SCIO, Ore. - Two men died in a plane crash Monday when the wing separated in midair from their experimental 2-seat aircraft.

The victims have been identified as Timothy Dean Carter, 46, of Portland and Jeff Earl Kropf, 45, of Halsey, the Linn County Sheriff's Office said.

Carter owned the aircraft and had a private pilot license. Kropf had a commercial pilot license.

Witnesses reported seeing the plane eastbound, crossing Brewster Road, banking to the left over Highway 226.

While turning to the left, part of the wing became separated from the plane and fell onto Highway 226 north of Brewster Road.

The plane came to rest several thousand feet south of the intersection in a cow pasture.

The aircraft was a two seat experimental RV6 that was completed in 1996.

Investigators believe the aircraft departed the Lebanon Municipal Airport shortly before 3:30 p.m. on a pleasure flight.

The crash was reported to 911 at 3:37 p.m. Monday.

Firefighters from Lebanon and Scio responded to the scene.

As of 4:45 p.m., neither the Linn County Sheriff's Office nor the fire crews who responded were certain how many people were on board the plane or what exact type of aircraft crashed.

'The status of those on board is also unknown at this time," firefighters said in a press release.

KVAL News confirmed the two people aboard the plane perished in the crash at 7:37 p.m.

The Oregon Department of Transportation said Hwy 226 (the Albany-Lyons Highway) was closed 6 miles south of Scio until 8:30 p.m.

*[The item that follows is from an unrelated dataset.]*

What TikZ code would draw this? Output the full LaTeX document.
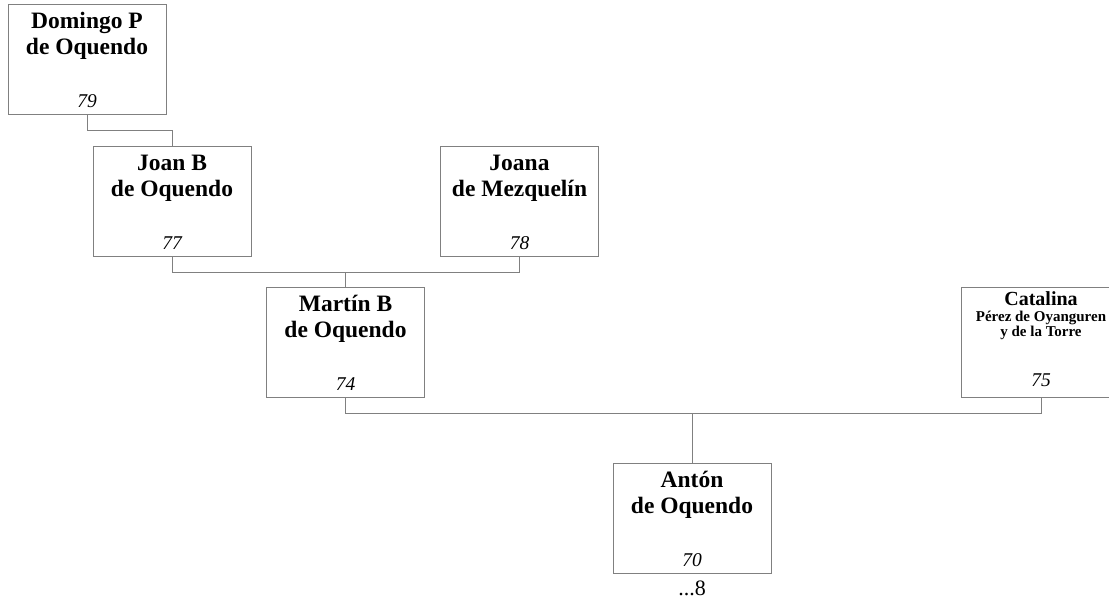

The crash did not occur on the highway but debris from the crash has landed on the highway, ODOT said.

Cheri Carter lives right across the highway from where the plane crashed.

"I saw a plane out in the field it was on its top and kind of bent up the front end," Carter said.

Carter said she and many other residents in Lebanon are still shaken up by what happened just hundreds of feet from where they live.

"It just bothers me to think that someone lost their life out there, it's sad," Carter said.